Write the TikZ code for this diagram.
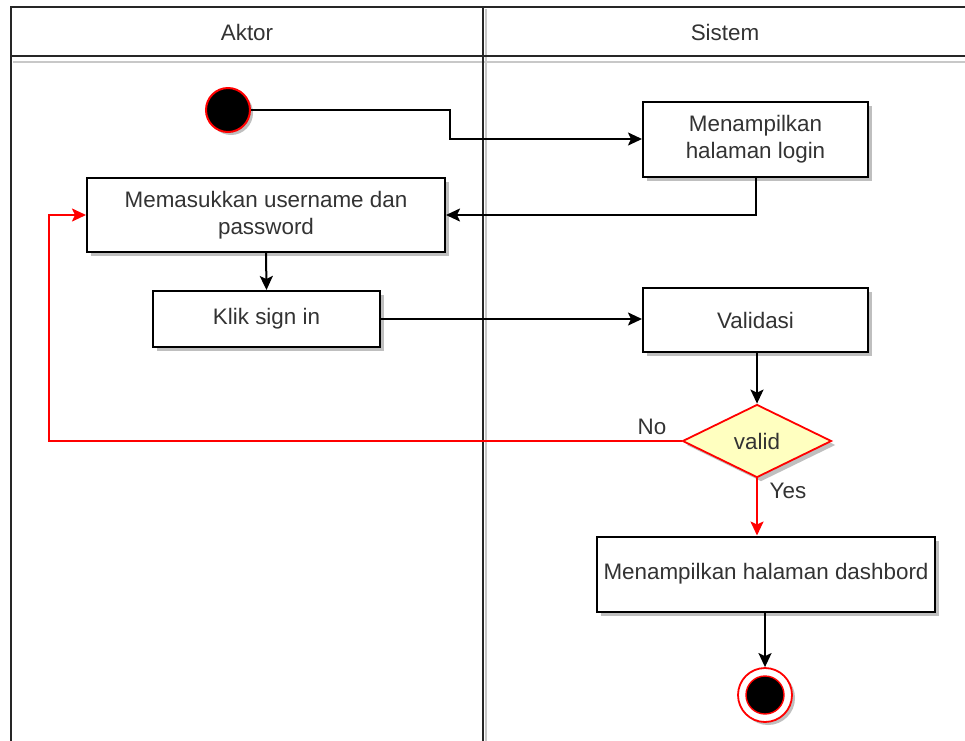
\documentclass[tikz,border=0pt]{standalone}
\usepackage{fontspec}
\setmainfont{Liberation Sans}
\usetikzlibrary{shapes.geometric,arrows.meta,shadows}
\definecolor{txt}{HTML}{333333}
\definecolor{dfill}{HTML}{FFFFC0}
\definecolor{lanegray}{HTML}{C8C8C8}
\tikzset{
  lbl/.style={font=\fontsize{22.4}{27}\selectfont, text=txt},
  act/.style={draw=black, line width=2pt, fill=white, lbl, align=center,
    drop shadow={shadow xshift=4pt, shadow yshift=-4pt, fill=black!25, opacity=1}},
  flow/.style={line width=2pt, -{Stealth[length=14pt,width=13pt,inset=3pt]}},
  redflow/.style={line width=2pt, draw=red, -{Stealth[length=14pt,width=13pt,inset=3pt,fill=red]}},
  lane/.style={line width=2pt, draw=black!85},
  laneshade/.style={line width=2pt, draw=lanegray}
}
\begin{document}
\begin{tikzpicture}[x=1pt,y=-1pt]
\useasboundingbox (0,0) rectangle (965,740);
\fill[white] (0,0) rectangle (965,740);

% swimlane frame
\draw[laneshade] (13,62) -- (966,62);
\draw[laneshade] (486,57) -- (486,741);
\draw[laneshade] (486,9) -- (486,55);
\draw[lane] (966,7) -- (11,7) -- (11,741);
\draw[lane] (11,56) -- (966,56);
\draw[lane] (483,7) -- (483,741);
\node[lbl] (aktor) at (247,32) {Aktor};
\node[lbl] (sistem) at (725,32) {Sistem};

% start node
\fill[black!25] (231,113) circle (22);
\node[circle, draw=red, line width=2pt, fill=black, minimum size=44pt, inner sep=0] (start) at (228,110) {};

% activities
\node[act, minimum width=225pt, minimum height=75pt] (login) at (755.5,139) {Menampilkan\\halaman login};
\node[act, minimum width=358pt, minimum height=74pt] (input) at (266,215) {Memasukkan username dan\\password};
\node[act, minimum width=227pt, minimum height=56pt] (klik) at (266.5,319) {Klik sign in};
\node[act, minimum width=225pt, minimum height=64pt] (validasi) at (755.5,320) {Validasi};
\node[diamond, draw=red, line width=1.8pt, fill=dfill, lbl, inner sep=0, aspect=2,
  minimum width=149pt, minimum height=73pt,
  drop shadow={shadow xshift=4pt, shadow yshift=-4pt, fill=black!25, opacity=1}] (valid) at (757,441) {valid};
\node[act, minimum width=338pt, minimum height=75pt] (dash) at (766,574) {Menampilkan halaman dashbord};

% end node
\fill[black!25] (768,698) circle (27);
\node[circle, draw=red, line width=1.8pt, fill=white, minimum size=54pt, inner sep=0] (final) at (765,695) {};
\node[circle, draw=red, line width=1.4pt, fill=black, minimum size=38pt, inner sep=0] (finalin) at (765,695) {};

% connectors
\draw[flow] (start.east) -- (450,110) |- (login.west);
\draw[flow] (login.south) |- (input.east);
\draw[flow] (input.south) -- (klik.north);
\draw[flow] (klik.east) -- (klik.east -| validasi.west);
\draw[flow] (validasi.south -| valid.north) -- (valid.north);
\draw[redflow] (valid.west) -- (49,441) |- (input.west);
\draw[redflow] (valid.south) -- (valid.south |- dash.north);
\draw[flow] (dash.south -| final.north) -- (final.north);

% guard labels
\node[lbl] (no) at (652,427) {No};
\node[lbl] (yes) at (788,491) {Yes};
\end{tikzpicture}
\end{document}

**Written request**
Return the listing above word for word, with the pictures removed.

**Correct output**
Write the TikZ code for this diagram.
\documentclass[tikz,border=0pt]{standalone}
\usepackage{fontspec}
\setmainfont{Liberation Sans}
\usetikzlibrary{shapes.geometric,arrows.meta,shadows}
\definecolor{txt}{HTML}{333333}
\definecolor{dfill}{HTML}{FFFFC0}
\definecolor{lanegray}{HTML}{C8C8C8}
\tikzset{
  lbl/.style={font=\fontsize{22.4}{27}\selectfont, text=txt},
  act/.style={draw=black, line width=2pt, fill=white, lbl, align=center,
    drop shadow={shadow xshift=4pt, shadow yshift=-4pt, fill=black!25, opacity=1}},
  flow/.style={line width=2pt, -{Stealth[length=14pt,width=13pt,inset=3pt]}},
  redflow/.style={line width=2pt, draw=red, -{Stealth[length=14pt,width=13pt,inset=3pt,fill=red]}},
  lane/.style={line width=2pt, draw=black!85},
  laneshade/.style={line width=2pt, draw=lanegray}
}
\begin{document}
\begin{tikzpicture}[x=1pt,y=-1pt]
\useasboundingbox (0,0) rectangle (965,740);
\fill[white] (0,0) rectangle (965,740);

% swimlane frame
\draw[laneshade] (13,62) -- (966,62);
\draw[laneshade] (486,57) -- (486,741);
\draw[laneshade] (486,9) -- (486,55);
\draw[lane] (966,7) -- (11,7) -- (11,741);
\draw[lane] (11,56) -- (966,56);
\draw[lane] (483,7) -- (483,741);
\node[lbl] (aktor) at (247,32) {Aktor};
\node[lbl] (sistem) at (725,32) {Sistem};

% start node
\fill[black!25] (231,113) circle (22);
\node[circle, draw=red, line width=2pt, fill=black, minimum size=44pt, inner sep=0] (start) at (228,110) {};

% activities
\node[act, minimum width=225pt, minimum height=75pt] (login) at (755.5,139) {Menampilkan\\halaman login};
\node[act, minimum width=358pt, minimum height=74pt] (input) at (266,215) {Memasukkan username dan\\password};
\node[act, minimum width=227pt, minimum height=56pt] (klik) at (266.5,319) {Klik sign in};
\node[act, minimum width=225pt, minimum height=64pt] (validasi) at (755.5,320) {Validasi};
\node[diamond, draw=red, line width=1.8pt, fill=dfill, lbl, inner sep=0, aspect=2,
  minimum width=149pt, minimum height=73pt,
  drop shadow={shadow xshift=4pt, shadow yshift=-4pt, fill=black!25, opacity=1}] (valid) at (757,441) {valid};
\node[act, minimum width=338pt, minimum height=75pt] (dash) at (766,574) {Menampilkan halaman dashbord};

% end node
\fill[black!25] (768,698) circle (27);
\node[circle, draw=red, line width=1.8pt, fill=white, minimum size=54pt, inner sep=0] (final) at (765,695) {};
\node[circle, draw=red, line width=1.4pt, fill=black, minimum size=38pt, inner sep=0] (finalin) at (765,695) {};

% connectors
\draw[flow] (start.east) -- (450,110) |- (login.west);
\draw[flow] (login.south) |- (input.east);
\draw[flow] (input.south) -- (klik.north);
\draw[flow] (klik.east) -- (klik.east -| validasi.west);
\draw[flow] (validasi.south -| valid.north) -- (valid.north);
\draw[redflow] (valid.west) -- (49,441) |- (input.west);
\draw[redflow] (valid.south) -- (valid.south |- dash.north);
\draw[flow] (dash.south -| final.north) -- (final.north);

% guard labels
\node[lbl] (no) at (652,427) {No};
\node[lbl] (yes) at (788,491) {Yes};
\end{tikzpicture}
\end{document}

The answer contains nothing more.